* _Directions for this task_: From the entries below, reproduce exactly the lines from the one with "What Plotly code" through the one with "W, H = 1034, 493", both included, without images.

[Source code of charts]
-- START --

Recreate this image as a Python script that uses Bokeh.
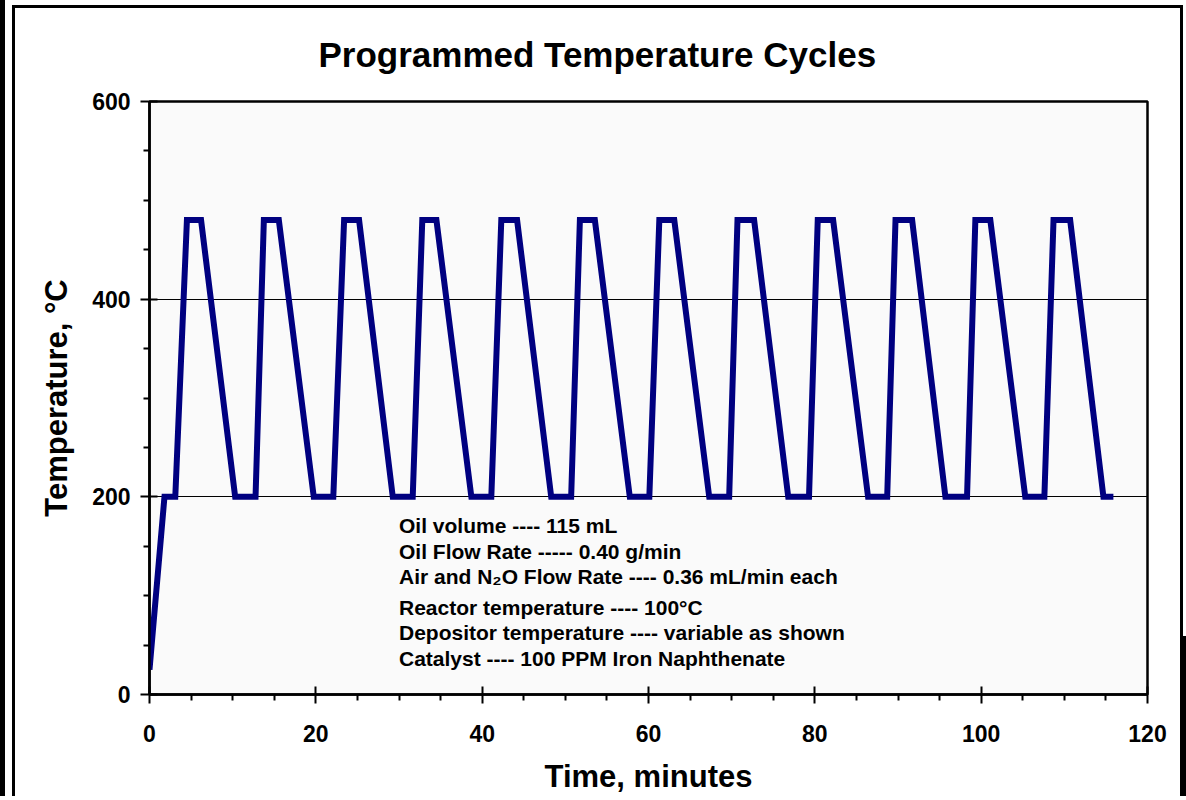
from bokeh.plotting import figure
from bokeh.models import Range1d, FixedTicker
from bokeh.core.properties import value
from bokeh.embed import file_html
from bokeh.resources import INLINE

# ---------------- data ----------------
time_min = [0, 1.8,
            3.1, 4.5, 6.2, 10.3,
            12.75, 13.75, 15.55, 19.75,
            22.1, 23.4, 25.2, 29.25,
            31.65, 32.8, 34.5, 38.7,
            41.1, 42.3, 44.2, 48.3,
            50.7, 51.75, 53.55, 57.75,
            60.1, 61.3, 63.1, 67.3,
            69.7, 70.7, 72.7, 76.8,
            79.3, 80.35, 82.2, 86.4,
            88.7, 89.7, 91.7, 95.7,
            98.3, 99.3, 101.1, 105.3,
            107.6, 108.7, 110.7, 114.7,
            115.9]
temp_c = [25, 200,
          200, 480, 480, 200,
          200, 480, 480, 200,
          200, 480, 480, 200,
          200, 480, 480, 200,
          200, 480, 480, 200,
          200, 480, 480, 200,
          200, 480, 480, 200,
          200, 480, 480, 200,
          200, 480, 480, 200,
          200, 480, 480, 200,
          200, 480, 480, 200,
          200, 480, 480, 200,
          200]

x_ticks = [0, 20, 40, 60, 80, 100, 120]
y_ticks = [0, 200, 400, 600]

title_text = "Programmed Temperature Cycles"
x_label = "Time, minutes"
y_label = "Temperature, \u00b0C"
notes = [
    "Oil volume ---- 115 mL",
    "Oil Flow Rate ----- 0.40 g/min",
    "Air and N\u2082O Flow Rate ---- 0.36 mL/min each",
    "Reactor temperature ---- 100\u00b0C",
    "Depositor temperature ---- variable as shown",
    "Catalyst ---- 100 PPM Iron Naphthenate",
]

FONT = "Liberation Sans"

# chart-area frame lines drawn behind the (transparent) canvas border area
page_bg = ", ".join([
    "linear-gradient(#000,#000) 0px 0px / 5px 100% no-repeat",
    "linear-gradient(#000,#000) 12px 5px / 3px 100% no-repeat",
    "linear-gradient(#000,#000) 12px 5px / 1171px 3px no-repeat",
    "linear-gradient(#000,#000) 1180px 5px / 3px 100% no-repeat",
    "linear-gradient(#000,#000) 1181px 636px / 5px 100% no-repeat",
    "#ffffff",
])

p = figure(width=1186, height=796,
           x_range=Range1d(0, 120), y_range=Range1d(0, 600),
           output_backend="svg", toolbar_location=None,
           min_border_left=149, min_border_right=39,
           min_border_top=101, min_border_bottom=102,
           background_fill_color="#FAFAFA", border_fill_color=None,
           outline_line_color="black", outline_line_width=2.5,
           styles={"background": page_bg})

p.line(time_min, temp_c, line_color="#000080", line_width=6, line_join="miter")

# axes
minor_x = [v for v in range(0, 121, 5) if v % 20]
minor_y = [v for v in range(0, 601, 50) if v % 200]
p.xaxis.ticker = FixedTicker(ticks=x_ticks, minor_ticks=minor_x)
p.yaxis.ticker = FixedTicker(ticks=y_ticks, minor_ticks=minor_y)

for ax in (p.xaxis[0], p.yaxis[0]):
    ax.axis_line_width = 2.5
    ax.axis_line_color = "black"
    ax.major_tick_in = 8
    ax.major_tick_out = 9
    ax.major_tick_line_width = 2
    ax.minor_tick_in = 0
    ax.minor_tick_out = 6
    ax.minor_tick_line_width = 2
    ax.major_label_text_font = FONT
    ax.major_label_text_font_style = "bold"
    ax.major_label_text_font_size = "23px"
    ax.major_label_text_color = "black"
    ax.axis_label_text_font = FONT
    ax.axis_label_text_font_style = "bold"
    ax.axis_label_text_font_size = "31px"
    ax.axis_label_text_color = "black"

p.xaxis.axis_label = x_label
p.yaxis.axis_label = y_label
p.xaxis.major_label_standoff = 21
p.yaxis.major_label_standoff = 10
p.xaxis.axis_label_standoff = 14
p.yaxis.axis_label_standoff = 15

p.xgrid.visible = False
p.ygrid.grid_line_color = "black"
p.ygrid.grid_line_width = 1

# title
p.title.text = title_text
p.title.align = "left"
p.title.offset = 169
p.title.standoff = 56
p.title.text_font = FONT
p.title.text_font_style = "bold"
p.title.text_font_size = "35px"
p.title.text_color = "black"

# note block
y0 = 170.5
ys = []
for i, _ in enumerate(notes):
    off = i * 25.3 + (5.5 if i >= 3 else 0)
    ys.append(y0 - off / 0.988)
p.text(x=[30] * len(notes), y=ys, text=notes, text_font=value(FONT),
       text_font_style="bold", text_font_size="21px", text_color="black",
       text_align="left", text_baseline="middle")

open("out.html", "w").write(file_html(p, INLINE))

-- END --
-- START --

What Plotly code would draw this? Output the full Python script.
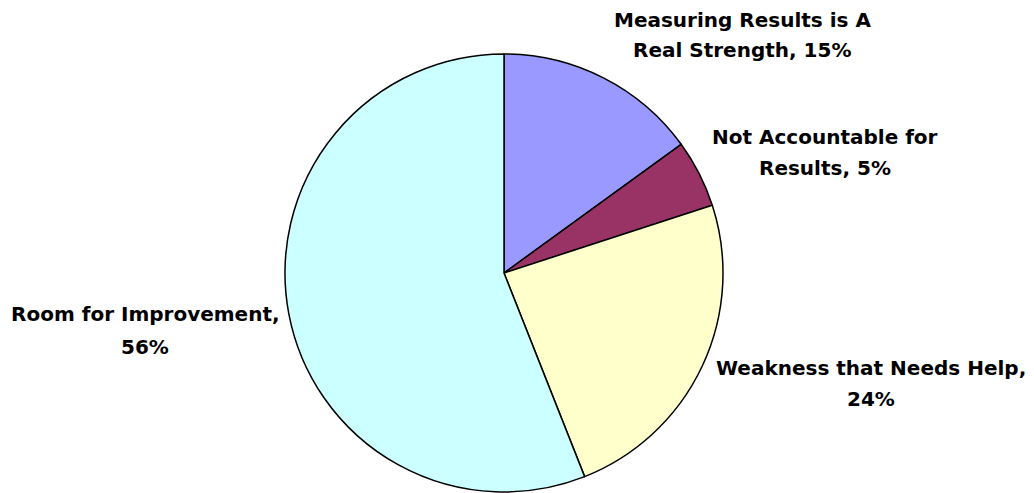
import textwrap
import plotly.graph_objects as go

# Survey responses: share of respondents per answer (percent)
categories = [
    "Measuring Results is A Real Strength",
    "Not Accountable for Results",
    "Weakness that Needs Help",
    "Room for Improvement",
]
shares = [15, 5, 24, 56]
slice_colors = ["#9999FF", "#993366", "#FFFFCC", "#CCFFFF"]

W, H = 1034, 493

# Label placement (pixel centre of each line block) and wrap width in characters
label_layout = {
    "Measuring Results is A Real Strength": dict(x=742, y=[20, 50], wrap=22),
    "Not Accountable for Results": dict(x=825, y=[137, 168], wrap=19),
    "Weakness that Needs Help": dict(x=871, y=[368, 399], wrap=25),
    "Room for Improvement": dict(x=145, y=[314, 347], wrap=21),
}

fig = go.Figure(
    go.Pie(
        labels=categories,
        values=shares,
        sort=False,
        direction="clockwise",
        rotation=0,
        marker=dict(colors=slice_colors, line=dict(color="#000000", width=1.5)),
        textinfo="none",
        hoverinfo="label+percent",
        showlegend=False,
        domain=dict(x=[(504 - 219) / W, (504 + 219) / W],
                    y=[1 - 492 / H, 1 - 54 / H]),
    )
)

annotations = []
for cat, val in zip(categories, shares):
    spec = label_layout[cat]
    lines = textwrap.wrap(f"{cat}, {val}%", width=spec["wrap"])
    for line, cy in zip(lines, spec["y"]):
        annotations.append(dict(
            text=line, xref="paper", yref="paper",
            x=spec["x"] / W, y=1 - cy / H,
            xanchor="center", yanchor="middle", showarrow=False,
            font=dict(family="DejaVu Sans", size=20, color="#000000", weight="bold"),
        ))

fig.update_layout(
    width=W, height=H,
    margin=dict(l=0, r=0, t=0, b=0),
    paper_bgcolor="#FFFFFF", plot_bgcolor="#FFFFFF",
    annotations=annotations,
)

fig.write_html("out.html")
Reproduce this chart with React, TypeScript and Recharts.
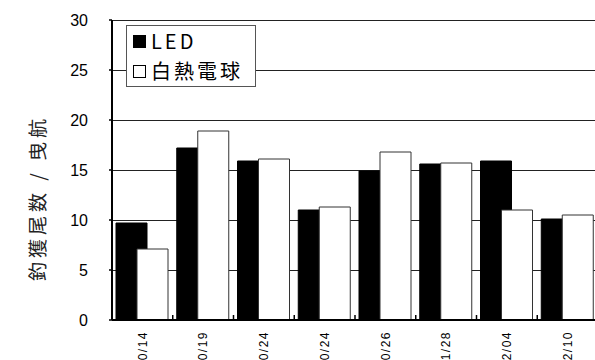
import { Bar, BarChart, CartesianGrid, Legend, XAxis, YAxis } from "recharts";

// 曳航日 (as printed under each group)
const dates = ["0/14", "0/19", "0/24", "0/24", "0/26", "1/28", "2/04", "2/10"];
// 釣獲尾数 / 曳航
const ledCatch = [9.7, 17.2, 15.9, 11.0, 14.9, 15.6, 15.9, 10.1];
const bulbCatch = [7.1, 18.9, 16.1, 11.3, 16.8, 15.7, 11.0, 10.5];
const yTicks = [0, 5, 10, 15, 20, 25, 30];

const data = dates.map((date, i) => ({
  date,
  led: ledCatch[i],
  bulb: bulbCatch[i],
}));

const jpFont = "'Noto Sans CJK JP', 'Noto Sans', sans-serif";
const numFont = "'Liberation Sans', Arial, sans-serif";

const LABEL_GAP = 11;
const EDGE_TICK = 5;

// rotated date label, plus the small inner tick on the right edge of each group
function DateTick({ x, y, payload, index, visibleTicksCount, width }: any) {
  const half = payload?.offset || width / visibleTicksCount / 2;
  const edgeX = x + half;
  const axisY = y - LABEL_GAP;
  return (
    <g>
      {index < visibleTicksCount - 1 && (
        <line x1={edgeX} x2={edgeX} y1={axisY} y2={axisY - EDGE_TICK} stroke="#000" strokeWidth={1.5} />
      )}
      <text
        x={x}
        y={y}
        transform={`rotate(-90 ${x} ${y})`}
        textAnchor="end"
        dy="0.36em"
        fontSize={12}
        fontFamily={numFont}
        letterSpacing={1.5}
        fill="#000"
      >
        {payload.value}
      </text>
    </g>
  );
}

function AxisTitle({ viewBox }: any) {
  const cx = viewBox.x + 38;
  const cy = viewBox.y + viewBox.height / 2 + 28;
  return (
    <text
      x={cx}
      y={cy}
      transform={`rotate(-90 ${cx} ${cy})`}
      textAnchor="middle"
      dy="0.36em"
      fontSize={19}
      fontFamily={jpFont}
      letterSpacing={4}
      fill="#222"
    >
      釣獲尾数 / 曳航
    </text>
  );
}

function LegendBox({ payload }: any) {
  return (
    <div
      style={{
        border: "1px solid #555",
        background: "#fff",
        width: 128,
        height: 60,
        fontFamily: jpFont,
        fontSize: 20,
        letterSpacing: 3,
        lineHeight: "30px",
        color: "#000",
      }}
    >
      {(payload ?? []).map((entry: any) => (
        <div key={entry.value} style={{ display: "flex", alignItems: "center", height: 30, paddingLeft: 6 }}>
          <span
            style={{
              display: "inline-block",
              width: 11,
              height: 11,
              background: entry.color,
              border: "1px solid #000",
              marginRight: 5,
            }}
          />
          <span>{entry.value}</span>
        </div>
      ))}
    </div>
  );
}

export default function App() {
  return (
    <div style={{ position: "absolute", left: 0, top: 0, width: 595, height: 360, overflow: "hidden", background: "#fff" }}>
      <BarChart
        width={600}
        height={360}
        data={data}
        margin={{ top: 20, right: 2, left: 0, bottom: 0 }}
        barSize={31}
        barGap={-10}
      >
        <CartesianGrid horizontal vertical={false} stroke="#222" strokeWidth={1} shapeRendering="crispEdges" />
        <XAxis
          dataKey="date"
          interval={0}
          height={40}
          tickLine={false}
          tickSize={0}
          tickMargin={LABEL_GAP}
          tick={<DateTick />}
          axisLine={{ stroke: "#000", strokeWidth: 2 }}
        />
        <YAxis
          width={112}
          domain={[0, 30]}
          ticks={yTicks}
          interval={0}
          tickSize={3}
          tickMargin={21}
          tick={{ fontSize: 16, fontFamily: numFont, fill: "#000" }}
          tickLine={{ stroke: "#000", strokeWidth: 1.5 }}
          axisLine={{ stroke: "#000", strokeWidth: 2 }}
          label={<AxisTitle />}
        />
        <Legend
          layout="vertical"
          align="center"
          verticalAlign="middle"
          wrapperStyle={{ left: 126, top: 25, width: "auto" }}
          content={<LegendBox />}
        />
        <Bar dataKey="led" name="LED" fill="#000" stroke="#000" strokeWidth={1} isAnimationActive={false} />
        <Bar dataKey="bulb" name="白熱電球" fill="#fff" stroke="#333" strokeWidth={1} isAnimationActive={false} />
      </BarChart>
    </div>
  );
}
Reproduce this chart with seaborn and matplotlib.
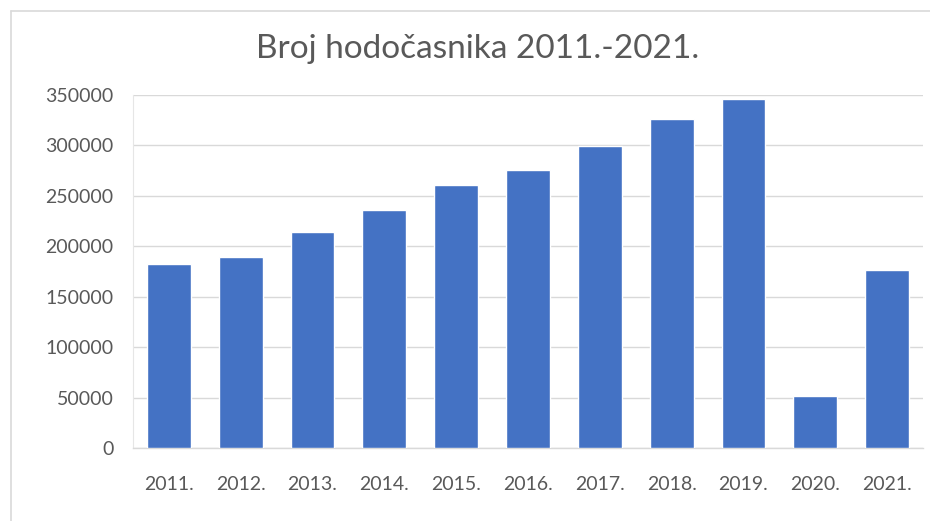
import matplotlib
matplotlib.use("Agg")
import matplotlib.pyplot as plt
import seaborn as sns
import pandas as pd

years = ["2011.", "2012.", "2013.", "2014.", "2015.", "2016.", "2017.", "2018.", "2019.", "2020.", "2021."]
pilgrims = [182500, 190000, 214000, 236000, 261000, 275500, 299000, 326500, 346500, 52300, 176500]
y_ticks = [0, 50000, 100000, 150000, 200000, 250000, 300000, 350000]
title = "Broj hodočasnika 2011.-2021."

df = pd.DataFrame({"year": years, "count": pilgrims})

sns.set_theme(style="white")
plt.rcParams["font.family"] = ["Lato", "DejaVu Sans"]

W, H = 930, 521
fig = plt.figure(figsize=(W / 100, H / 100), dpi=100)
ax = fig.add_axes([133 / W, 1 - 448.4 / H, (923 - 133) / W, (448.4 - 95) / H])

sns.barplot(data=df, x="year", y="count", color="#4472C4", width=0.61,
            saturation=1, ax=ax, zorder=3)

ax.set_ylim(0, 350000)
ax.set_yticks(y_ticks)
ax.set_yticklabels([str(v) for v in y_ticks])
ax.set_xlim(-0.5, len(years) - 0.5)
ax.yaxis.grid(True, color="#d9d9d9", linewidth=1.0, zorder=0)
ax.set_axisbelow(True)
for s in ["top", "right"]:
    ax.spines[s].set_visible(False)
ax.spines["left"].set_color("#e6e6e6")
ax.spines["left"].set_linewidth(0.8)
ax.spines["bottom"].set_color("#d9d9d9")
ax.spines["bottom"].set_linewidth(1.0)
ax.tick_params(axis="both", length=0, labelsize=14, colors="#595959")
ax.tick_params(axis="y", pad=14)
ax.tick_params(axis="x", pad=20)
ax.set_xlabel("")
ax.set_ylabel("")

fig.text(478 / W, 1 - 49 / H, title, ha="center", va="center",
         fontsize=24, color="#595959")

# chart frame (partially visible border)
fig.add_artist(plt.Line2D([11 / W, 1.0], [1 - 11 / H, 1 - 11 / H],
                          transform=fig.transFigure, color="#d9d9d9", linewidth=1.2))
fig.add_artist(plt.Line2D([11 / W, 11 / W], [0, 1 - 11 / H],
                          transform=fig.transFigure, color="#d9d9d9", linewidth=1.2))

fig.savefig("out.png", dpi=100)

-- END --

* _Response to the exercise_:
What Plotly code would draw this? Output the full Python script.
import textwrap
import plotly.graph_objects as go

# Survey responses: share of respondents per answer (percent)
categories = [
    "Measuring Results is A Real Strength",
    "Not Accountable for Results",
    "Weakness that Needs Help",
    "Room for Improvement",
]
shares = [15, 5, 24, 56]
slice_colors = ["#9999FF", "#993366", "#FFFFCC", "#CCFFFF"]

W, H = 1034, 493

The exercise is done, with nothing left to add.